ALEXANDRIA, Va. – NCUA told corporate credit unions today it will continue to keep the ACH APEX processing at U.S. Central FCU going until December 31, but plans to raise prices for the processing by 80% July 1 in order to encourage corporates to find new ACH providers by then.
“NCUA remains committed to minimizing disruption of services to credit unions and their members,” said Scott Hunt, director of NCUA’s Office of Corporate CUs, in a letter dated today. “At the same time, it must balance the costs to the Corporate Stabilization Fund. Maintaining the U.S. Central Bridge operations increases costs borne by the CSF, and in turn to all federally insured credit unions.”

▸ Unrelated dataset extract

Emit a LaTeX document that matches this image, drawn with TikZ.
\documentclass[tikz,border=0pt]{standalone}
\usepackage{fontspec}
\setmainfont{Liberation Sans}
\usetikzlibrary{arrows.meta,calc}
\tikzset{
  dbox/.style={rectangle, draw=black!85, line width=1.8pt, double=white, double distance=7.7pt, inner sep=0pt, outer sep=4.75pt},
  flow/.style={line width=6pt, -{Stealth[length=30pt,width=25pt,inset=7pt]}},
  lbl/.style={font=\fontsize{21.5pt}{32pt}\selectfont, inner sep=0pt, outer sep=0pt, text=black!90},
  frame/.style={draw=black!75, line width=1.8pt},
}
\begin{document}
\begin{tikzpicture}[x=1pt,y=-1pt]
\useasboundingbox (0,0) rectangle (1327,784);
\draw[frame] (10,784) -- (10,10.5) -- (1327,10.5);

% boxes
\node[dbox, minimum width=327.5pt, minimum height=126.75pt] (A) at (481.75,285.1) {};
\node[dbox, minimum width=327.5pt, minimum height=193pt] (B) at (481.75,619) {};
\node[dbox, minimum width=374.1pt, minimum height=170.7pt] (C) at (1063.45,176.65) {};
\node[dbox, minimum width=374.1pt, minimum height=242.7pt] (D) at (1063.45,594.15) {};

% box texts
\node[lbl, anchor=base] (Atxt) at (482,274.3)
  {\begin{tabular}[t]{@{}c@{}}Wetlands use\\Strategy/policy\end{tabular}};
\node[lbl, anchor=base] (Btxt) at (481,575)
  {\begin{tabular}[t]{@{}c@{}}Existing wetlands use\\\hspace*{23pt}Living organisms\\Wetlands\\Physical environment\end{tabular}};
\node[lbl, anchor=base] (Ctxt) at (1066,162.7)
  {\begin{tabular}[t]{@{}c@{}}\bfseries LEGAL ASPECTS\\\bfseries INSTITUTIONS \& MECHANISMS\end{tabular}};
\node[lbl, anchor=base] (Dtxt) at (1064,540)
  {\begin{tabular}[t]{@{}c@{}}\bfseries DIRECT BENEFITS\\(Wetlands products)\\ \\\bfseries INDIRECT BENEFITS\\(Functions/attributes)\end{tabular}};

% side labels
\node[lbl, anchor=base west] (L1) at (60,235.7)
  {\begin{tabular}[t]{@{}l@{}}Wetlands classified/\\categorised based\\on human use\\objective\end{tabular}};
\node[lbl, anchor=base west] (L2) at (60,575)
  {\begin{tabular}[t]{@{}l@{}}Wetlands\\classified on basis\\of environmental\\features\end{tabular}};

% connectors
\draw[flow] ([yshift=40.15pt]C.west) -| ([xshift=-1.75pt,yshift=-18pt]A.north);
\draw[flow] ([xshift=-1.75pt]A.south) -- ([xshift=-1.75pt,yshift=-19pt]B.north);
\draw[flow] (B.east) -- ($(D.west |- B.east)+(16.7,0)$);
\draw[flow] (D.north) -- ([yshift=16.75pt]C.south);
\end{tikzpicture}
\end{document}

NCUA will be monitoring each corporate’s plans to transition away from the U.S. Central APEX platform and will be requiring each corporate to develop a plan and timeline for their transition. The plan must be submitted to the NCUA Corporate office by Feb. 24.
The plans should include due diligence over the ACH vendor process, informing members how the transition will impact their operations and service to members, identification of implementation steps, and member education on new interfaces and processes, said Hunt, who noted that both NCUA and the Federal Reserve will make personnel available to help in the transition.
The ACH processing operations are the only substantive business remaining at U.S. Central after NCUA awarded the electronic bill payment services for the one-time $52 billion corporate to CO-OP Financial Services.
U.S. Central is one of the three failed corporates being liquidated by NCUA, the others being WesCorp FCU and Constitution Corporate FCU. The other two corporate failures, Members United Corporate FCU and Southwest Corporate FCU, are being revived as new entities, Members United as Alloya Corporate and Southwest Corporate as Catalyst Corporate.